Rhetoric is behind these moral panics as the mass media hold certain values and beliefs about video games and express them to the public. Those whom do not know much about the games believe what they are told as they know no better. The information is also presented in the media as if solid fact. Salen and Zimmerman (2004, p.302) describes rhetoric as persuasive discourse or an implicit narrative that “persuades others of the veracity and worthwhileness of their beliefs”. Rhetoric is not just expressed through writing it may also be verbal or visual. Each video game expresses its rhetoric through visuals and instructions in the game. GTA or Grand Theft Auto is a very well known violent, ‘gangster’, morally incorrect game. Personally I am a big fan of the game GTA: San Andreas. As a player you become Carl Johnson whom has just been released from prison and whose mother has been murdered, you are encouraged to fight, steal cars, kill cops, use guns, gamble and kill anybody who gets in your way in order to gain respect and earn money. Obviously I know that the world outside would not except these behaviours but as long as I am in the world of GTA it is ok to behave like this and this is the message they send out. Salen and Zimmerman (2004, p.483) quite rightly point out that to be successful in games like this then you must follow their rules and beliefs whether or not you agree with what is being done you must do it to complete the game “they accept rules so that they can play a game, and they accept these rules so that they can play this game” (Salen and Zimmerman 2004, p.181).
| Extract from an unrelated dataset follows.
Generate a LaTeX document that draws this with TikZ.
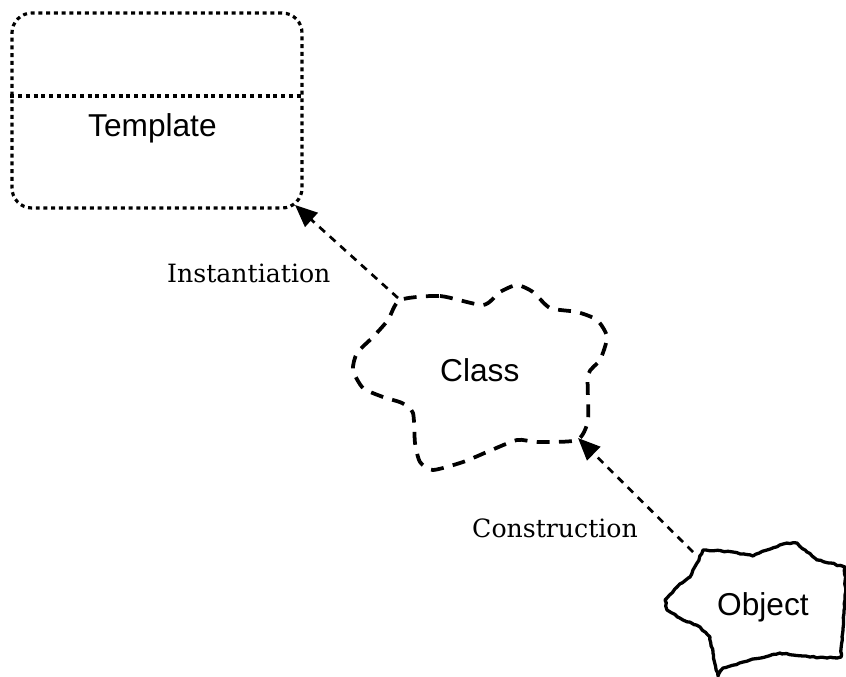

There is a suggestion that the world of GTA is much better than the real world as you can do what you want to get what you want. When watching the opening credits of Street Fighter the words “Show No Mercy” flash up on the screen, this rhetoric is much like GTA, also expressing the belief that you have the power to do what you want and not feel sorry for anybody that gets in your way.

Wednesday, 7 February 2007

How do you define 'game'?

How do you define ‘game’? Ludwig Wittgenstein tries to answer this in his book of Philosophical Investigations. Salen and Zimmerman (2004) discuss the fact that Wittgenstein uses games to show that it is impossible to give a definite and clear cut definition of any real – world phenomenon. Wittgenstein asks that we “don’t think, but look”, he discusses the fact that if you look between games there is nothing common but there are similarities and relationships much like the similarities between those in a family “much that is common is retained, but much is lost” (Wittgenstein 1968, p.31). In a family there are similarities such as hair and eye colour, facial features and build. Wittgenstein says that these similarities overlap and criss-cross all over the place between all sorts of game whether played digitally online, outside (Olympics), card games, board games, etc. The word game is unregulated as it has no boundaries which is probably why games are such fun and entertaining (or most of them anyway!) as anything can become a game.

What Wittgenstein is saying has much truth behind it. When trying to define the concept of ‘game’ myself I tried to look at all the similarities between them and the usual concepts such as competitive, entertaining, there’s always a winner and a loser, there’s always an aim, they’re challenging, etc. However, after playing Samorost 2 a game where the aim is to solve puzzles and rescue your dog and Fishy a game where the aim is to eat fishes smaller than you and avoid the ones that are bigger than you online I found that it is very true that some characteristics stick with both games and others drop. Samorost 2 is a puzzle game it is entertaining, challenging and there is an aim to it. However, in comparison to other games such as Fishy the entertainment and addictive value is not as high as Samorost 2. Although what the relationship between both games is, is that neither have a winner or loser, both games have an aim/goal and both are interactive. Saunders (2000) describes these sought of games as hybrids as they could be described as both games and puzzles although, one may feel more like one thing than another. Saunders states that the hybrids help to signify what characteristics belong together within games.